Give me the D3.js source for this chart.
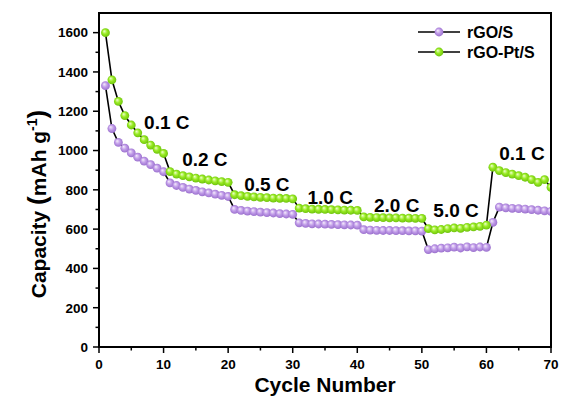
<!DOCTYPE html>
<html lang='en'>
	<head>
		<meta charset='utf-8'>
		<title>Rate capability</title>
		<script type='text/javascript' src='https://cdn.jsdelivr.net/npm/d3@7'></script>
		<style>
			body { margin: 0; background: #fff; }
			text { font-family: 'Liberation Sans', Arial, sans-serif; font-weight: bold; }
		</style>
	</head>
	<body>
	</body>
	<script type='text/javascript'>
	// data
	var cycles = d3.range(1, 71);
	var series_names = ['rGO/S', 'rGO-Pt/S'];
	var rgo_s = [
		1330, 1112, 1041, 1012, 988, 966, 946, 928, 910, 892,
		835, 822, 812, 804, 797, 790, 784, 778, 772, 766,
		700, 695, 692, 689, 686, 684, 682, 679, 677, 675,
		632, 629, 627, 626, 625, 624, 623, 622, 621, 620,
		597, 595, 594, 593, 593, 592, 592, 591, 591, 590,
		496, 500, 503, 505, 508, 504, 510, 506, 509, 507,
		634, 712, 708, 706, 704, 702, 699, 696, 693, 690];
	var rgo_pt_s = [
		1600, 1360, 1250, 1178, 1130, 1090, 1055, 1028, 1006, 985,
		893, 880, 872, 866, 860, 855, 850, 846, 842, 838,
		775, 770, 767, 764, 762, 760, 758, 757, 756, 754,
		707, 704, 702, 701, 700, 699, 698, 697, 696, 695,
		662, 660, 659, 658, 657, 657, 656, 656, 655, 655,
		602, 596, 598, 603, 606, 604, 609, 611, 614, 620,
		915, 898, 888, 880, 872, 864, 852, 838, 852, 812];
	var rate_labels = ['0.1 C', '0.2 C', '0.5 C', '1.0 C', '2.0 C', '5.0 C', '0.1 C'];
	var rate_label_at = [[10.5, 1110], [16.4, 922], [26, 795], [35.8, 730], [46.1, 688], [55.3, 664], [65.5, 950]];
	var x_ticks = [0, 10, 20, 30, 40, 50, 60, 70];
	var y_ticks = [0, 200, 400, 600, 800, 1000, 1200, 1400, 1600];

	var width = 568, height = 404;
	var plot_l = 99, plot_r = 551, plot_t = 13, plot_b = 347;

	var svg = d3.select('body').append('svg').attr('width', width).attr('height', height);

	var scale_x = d3.scaleLinear().domain([0, 70]).range([plot_l, plot_r]);
	var scale_y = d3.scaleLinear().domain([0, 1700]).range([plot_b, plot_t]);

	// ball gradients
	var defs = svg.append('defs');
	function ball(id, light, mid, dark) {
		var g = defs.append('radialGradient').attr('id', id)
			.attr('cx', '0.5').attr('cy', '0.5').attr('r', '0.6')
			.attr('fx', '0.35').attr('fy', '0.32');
		g.append('stop').attr('offset', '0%').attr('stop-color', light);
		g.append('stop').attr('offset', '45%').attr('stop-color', mid);
		g.append('stop').attr('offset', '100%').attr('stop-color', dark);
	}
	ball('purple', '#f6eefc', '#c09be8', '#9064c6');
	ball('green', '#f0ffd0', '#98ea22', '#62b808');

	var fills = ['url(#purple)', 'url(#green)'];
	var all_series = [rgo_s, rgo_pt_s];

	defs.append('clipPath').attr('id', 'clip').append('rect')
		.attr('x', plot_l).attr('y', plot_t).attr('width', plot_r - plot_l).attr('height', plot_b - plot_t);

	var plot = svg.append('g').attr('clip-path', 'url(#clip)');
	var line = d3.line().x((d, i) => scale_x(cycles[i])).y(d => scale_y(d));

	all_series.forEach(function(vals, k) {
		var g = plot.append('g');
		g.append('path').attr('d', line(vals))
			.attr('fill', 'none').attr('stroke', '#000').attr('stroke-width', 1.6);
		g.selectAll('circle').data(vals).enter().append('circle')
			.attr('cx', (d, i) => scale_x(cycles[i]))
			.attr('cy', d => scale_y(d))
			.attr('r', 4.4)
			.attr('fill', fills[k]);
	});

	// rate labels
	svg.selectAll('.rate').data(rate_labels).enter().append('text')
		.attr('class', 'rate')
		.attr('x', (d, i) => scale_x(rate_label_at[i][0]))
		.attr('y', (d, i) => scale_y(rate_label_at[i][1]))
		.attr('text-anchor', 'middle')
		.attr('font-size', '19px')
		.text(d => d);

	// frame
	svg.append('rect').attr('x', plot_l).attr('y', plot_t)
		.attr('width', plot_r - plot_l).attr('height', plot_b - plot_t)
		.attr('fill', 'none').attr('stroke', '#000').attr('stroke-width', 2);

	// x axis
	var x_axis = svg.append('g');
	x_axis.selectAll('.minor').data(d3.range(5, 70, 10)).enter().append('line')
		.attr('class', 'minor')
		.attr('x1', d => scale_x(d)).attr('x2', d => scale_x(d))
		.attr('y1', plot_b).attr('y2', plot_b + 3.5)
		.attr('stroke', '#000').attr('stroke-width', 1.5);
	x_axis.selectAll('.major').data(x_ticks).enter().append('line')
		.attr('class', 'major')
		.attr('x1', d => scale_x(d)).attr('x2', d => scale_x(d))
		.attr('y1', plot_b).attr('y2', plot_b + 6)
		.attr('stroke', '#000').attr('stroke-width', 1.5);
	x_axis.selectAll('text').data(x_ticks).enter().append('text')
		.attr('x', d => scale_x(d)).attr('y', 369)
		.attr('text-anchor', 'middle').attr('font-size', '13.5px')
		.text(d => d);

	// y axis
	var y_axis = svg.append('g');
	y_axis.selectAll('.minor').data(d3.range(100, 1700, 200)).enter().append('line')
		.attr('class', 'minor')
		.attr('x1', plot_l - 3.5).attr('x2', plot_l)
		.attr('y1', d => scale_y(d)).attr('y2', d => scale_y(d))
		.attr('stroke', '#000').attr('stroke-width', 1.5);
	y_axis.selectAll('.major').data(y_ticks).enter().append('line')
		.attr('class', 'major')
		.attr('x1', plot_l - 6).attr('x2', plot_l)
		.attr('y1', d => scale_y(d)).attr('y2', d => scale_y(d))
		.attr('stroke', '#000').attr('stroke-width', 1.5);
	y_axis.selectAll('text').data(y_ticks).enter().append('text')
		.attr('x', 88).attr('y', d => scale_y(d) + 4.8)
		.attr('text-anchor', 'end').attr('font-size', '13.5px')
		.text(d => d);

	// axis titles
	svg.append('text').attr('x', (plot_l + plot_r) / 2).attr('y', 392)
		.attr('text-anchor', 'middle').attr('font-size', '21px')
		.text('Cycle Number');

	var yt = svg.append('text')
		.attr('transform', 'translate(46,' + 204 + ') rotate(-90)')
		.attr('text-anchor', 'middle').attr('font-size', '21px');
	yt.append('tspan').text('Capacity ');
	yt.append('tspan').attr('font-size', '26px').text('(');
	yt.append('tspan').text('mAh g');
	yt.append('tspan').attr('font-size', '14px').attr('dy', -9).text('-1');
	yt.append('tspan').attr('font-size', '26px').attr('dy', 9).text(')');

	// legend
	var legend = svg.append('g');
	series_names.forEach(function(name, k) {
		var ly = 32 + k * 20;
		legend.append('line').attr('x1', 418).attr('x2', 460).attr('y1', ly).attr('y2', ly)
			.attr('stroke', '#000').attr('stroke-width', 1.6);
		legend.append('circle').attr('cx', 439).attr('cy', ly).attr('r', 4.4).attr('fill', fills[k]);
		legend.append('text').attr('x', 467).attr('y', ly + 6)
			.attr('font-size', '16px').text(name);
	});
	</script>
</html>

What the task asks
Leave the pictures out, and print every line of the listing exactly as written.

Task solution
Give me the D3.js source for this chart.
<!DOCTYPE html>
<html lang='en'>
	<head>
		<meta charset='utf-8'>
		<title>Rate capability</title>
		<script type='text/javascript' src='https://cdn.jsdelivr.net/npm/d3@7'></script>
		<style>
			body { margin: 0; background: #fff; }
			text { font-family: 'Liberation Sans', Arial, sans-serif; font-weight: bold; }
		</style>
	</head>
	<body>
	</body>
	<script type='text/javascript'>
	// data
	var cycles = d3.range(1, 71);
	var series_names = ['rGO/S', 'rGO-Pt/S'];
	var rgo_s = [
		1330, 1112, 1041, 1012, 988, 966, 946, 928, 910, 892,
		835, 822, 812, 804, 797, 790, 784, 778, 772, 766,
		700, 695, 692, 689, 686, 684, 682, 679, 677, 675,
		632, 629, 627, 626, 625, 624, 623, 622, 621, 620,
		597, 595, 594, 593, 593, 592, 592, 591, 591, 590,
		496, 500, 503, 505, 508, 504, 510, 506, 509, 507,
		634, 712, 708, 706, 704, 702, 699, 696, 693, 690];
	var rgo_pt_s = [
		1600, 1360, 1250, 1178, 1130, 1090, 1055, 1028, 1006, 985,
		893, 880, 872, 866, 860, 855, 850, 846, 842, 838,
		775, 770, 767, 764, 762, 760, 758, 757, 756, 754,
		707, 704, 702, 701, 700, 699, 698, 697, 696, 695,
		662, 660, 659, 658, 657, 657, 656, 656, 655, 655,
		602, 596, 598, 603, 606, 604, 609, 611, 614, 620,
		915, 898, 888, 880, 872, 864, 852, 838, 852, 812];
	var rate_labels = ['0.1 C', '0.2 C', '0.5 C', '1.0 C', '2.0 C', '5.0 C', '0.1 C'];
	var rate_label_at = [[10.5, 1110], [16.4, 922], [26, 795], [35.8, 730], [46.1, 688], [55.3, 664], [65.5, 950]];
	var x_ticks = [0, 10, 20, 30, 40, 50, 60, 70];
	var y_ticks = [0, 200, 400, 600, 800, 1000, 1200, 1400, 1600];

	var width = 568, height = 404;
	var plot_l = 99, plot_r = 551, plot_t = 13, plot_b = 347;

	var svg = d3.select('body').append('svg').attr('width', width).attr('height', height);

	var scale_x = d3.scaleLinear().domain([0, 70]).range([plot_l, plot_r]);
	var scale_y = d3.scaleLinear().domain([0, 1700]).range([plot_b, plot_t]);

	// ball gradients
	var defs = svg.append('defs');
	function ball(id, light, mid, dark) {
		var g = defs.append('radialGradient').attr('id', id)
			.attr('cx', '0.5').attr('cy', '0.5').attr('r', '0.6')
			.attr('fx', '0.35').attr('fy', '0.32');
		g.append('stop').attr('offset', '0%').attr('stop-color', light);
		g.append('stop').attr('offset', '45%').attr('stop-color', mid);
		g.append('stop').attr('offset', '100%').attr('stop-color', dark);
	}
	ball('purple', '#f6eefc', '#c09be8', '#9064c6');
	ball('green', '#f0ffd0', '#98ea22', '#62b808');

	var fills = ['url(#purple)', 'url(#green)'];
	var all_series = [rgo_s, rgo_pt_s];

	defs.append('clipPath').attr('id', 'clip').append('rect')
		.attr('x', plot_l).attr('y', plot_t).attr('width', plot_r - plot_l).attr('height', plot_b - plot_t);

	var plot = svg.append('g').attr('clip-path', 'url(#clip)');
	var line = d3.line().x((d, i) => scale_x(cycles[i])).y(d => scale_y(d));

	all_series.forEach(function(vals, k) {
		var g = plot.append('g');
		g.append('path').attr('d', line(vals))
			.attr('fill', 'none').attr('stroke', '#000').attr('stroke-width', 1.6);
		g.selectAll('circle').data(vals).enter().append('circle')
			.attr('cx', (d, i) => scale_x(cycles[i]))
			.attr('cy', d => scale_y(d))
			.attr('r', 4.4)
			.attr('fill', fills[k]);
	});

	// rate labels
	svg.selectAll('.rate').data(rate_labels).enter().append('text')
		.attr('class', 'rate')
		.attr('x', (d, i) => scale_x(rate_label_at[i][0]))
		.attr('y', (d, i) => scale_y(rate_label_at[i][1]))
		.attr('text-anchor', 'middle')
		.attr('font-size', '19px')
		.text(d => d);

	// frame
	svg.append('rect').attr('x', plot_l).attr('y', plot_t)
		.attr('width', plot_r - plot_l).attr('height', plot_b - plot_t)
		.attr('fill', 'none').attr('stroke', '#000').attr('stroke-width', 2);

	// x axis
	var x_axis = svg.append('g');
	x_axis.selectAll('.minor').data(d3.range(5, 70, 10)).enter().append('line')
		.attr('class', 'minor')
		.attr('x1', d => scale_x(d)).attr('x2', d => scale_x(d))
		.attr('y1', plot_b).attr('y2', plot_b + 3.5)
		.attr('stroke', '#000').attr('stroke-width', 1.5);
	x_axis.selectAll('.major').data(x_ticks).enter().append('line')
		.attr('class', 'major')
		.attr('x1', d => scale_x(d)).attr('x2', d => scale_x(d))
		.attr('y1', plot_b).attr('y2', plot_b + 6)
		.attr('stroke', '#000').attr('stroke-width', 1.5);
	x_axis.selectAll('text').data(x_ticks).enter().append('text')
		.attr('x', d => scale_x(d)).attr('y', 369)
		.attr('text-anchor', 'middle').attr('font-size', '13.5px')
		.text(d => d);

	// y axis
	var y_axis = svg.append('g');
	y_axis.selectAll('.minor').data(d3.range(100, 1700, 200)).enter().append('line')
		.attr('class', 'minor')
		.attr('x1', plot_l - 3.5).attr('x2', plot_l)
		.attr('y1', d => scale_y(d)).attr('y2', d => scale_y(d))
		.attr('stroke', '#000').attr('stroke-width', 1.5);
	y_axis.selectAll('.major').data(y_ticks).enter().append('line')
		.attr('class', 'major')
		.attr('x1', plot_l - 6).attr('x2', plot_l)
		.attr('y1', d => scale_y(d)).attr('y2', d => scale_y(d))
		.attr('stroke', '#000').attr('stroke-width', 1.5);
	y_axis.selectAll('text').data(y_ticks).enter().append('text')
		.attr('x', 88).attr('y', d => scale_y(d) + 4.8)
		.attr('text-anchor', 'end').attr('font-size', '13.5px')
		.text(d => d);

	// axis titles
	svg.append('text').attr('x', (plot_l + plot_r) / 2).attr('y', 392)
		.attr('text-anchor', 'middle').attr('font-size', '21px')
		.text('Cycle Number');

	var yt = svg.append('text')
		.attr('transform', 'translate(46,' + 204 + ') rotate(-90)')
		.attr('text-anchor', 'middle').attr('font-size', '21px');
	yt.append('tspan').text('Capacity ');
	yt.append('tspan').attr('font-size', '26px').text('(');
	yt.append('tspan').text('mAh g');
	yt.append('tspan').attr('font-size', '14px').attr('dy', -9).text('-1');
	yt.append('tspan').attr('font-size', '26px').attr('dy', 9).text(')');

	// legend
	var legend = svg.append('g');
	series_names.forEach(function(name, k) {
		var ly = 32 + k * 20;
		legend.append('line').attr('x1', 418).attr('x2', 460).attr('y1', ly).attr('y2', ly)
			.attr('stroke', '#000').attr('stroke-width', 1.6);
		legend.append('circle').attr('cx', 439).attr('cy', ly).attr('r', 4.4).attr('fill', fills[k]);
		legend.append('text').attr('x', 467).attr('y', ly + 6)
			.attr('font-size', '16px').text(name);
	});
	</script>
</html>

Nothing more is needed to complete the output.